Now, moving off to the solution, let us assume that \[S\] divides the line \[QR\] internally in the ratio \[m:n\] . Let us also assume that the coordinates of \[Q=\left( {{x}_{1}},{{y}_{1}} \right)\] and that of \[R=\left( {{x}_{2}},{{y}_{2}} \right)\] . In such a scenario, the coordinates of the point \[S\] can easily be found out by the given formulae which states that: The abscissa (or x coordinate) is given by, \[\dfrac{m{{x}_{1}}+n{{x}_{2}}}{m+n}\] and the ordinate (or y coordinate) is given by, \[\dfrac{m{{y}_{1}}+n{{y}_{2}}}{m+n}\] . Thus, we can write the final coordinates of point \[S\] as,
\[S\equiv \left( \dfrac{m{{x}_{1}}+n{{x}_{2}}}{m+n},\dfrac{m{{y}_{1}}+n{{y}_{2}}}{m+n} \right)\]. As per the assumptions we have taken, we need to plug in the values into the respective equation of \[S\] .
According to our assumptions, we have defined the following terms,
\[\begin{align}
  & {{x}_{1}}=5,{{y}_{1}}=5 \\
 & {{x}_{2}}=2,{{y}_{2}}=-1 \\
 & m=2,n=1 \\
\end{align}\]
Now putting these values in the equation \[S\equiv \left( \dfrac{m{{x}_{1}}+n{{x}_{2}}}{m+n},\dfrac{m{{y}_{1}}+n{{y}_{2}}}{m+n} \right)\] , we find \[S\] as,
\[S\equiv \left( \dfrac{2\left( 5 \right)+1\left( 2 \right)}{2+1},\dfrac{2\left( 5 \right)+1\left( -1 \right)}{2+1} \right)\]
Evaluating this we get,
\[\begin{align}
  & S\equiv \left( \dfrac{10+2}{3},\dfrac{10-1}{3} \right) \\
 & \Rightarrow S\equiv \left( \dfrac{12}{3},\dfrac{9}{3} \right) \\
 & \Rightarrow S\equiv \left( 4,3 \right) \\
\end{align}\]

Thus we have found out the point \[S\] which divides the line segment \[QR\] internally in the ratio \[2:1\] . Thus the point \[S\equiv \left( 4,3 \right)\] .

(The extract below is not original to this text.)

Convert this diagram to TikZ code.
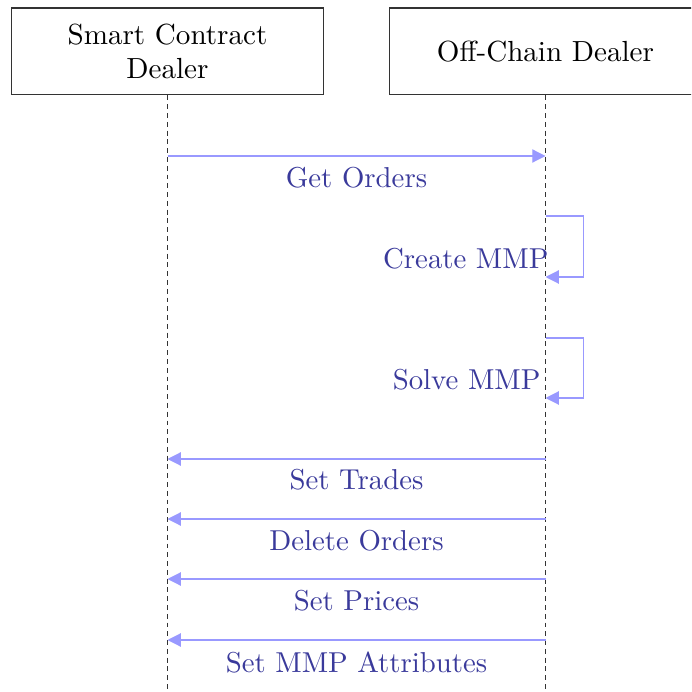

Note: The above sum can also be done in another method as we can assume the coordinate of \[S\equiv \left( x,y \right)\] . Now we can find the distance between \[QS\] and \[SR\] using the distance formula and then equate \[QS=2SR\] . Then we can solve it using a simple linear equation method. We must also be careful in understanding whether the point divides the line segment internally or externally and act accordingly.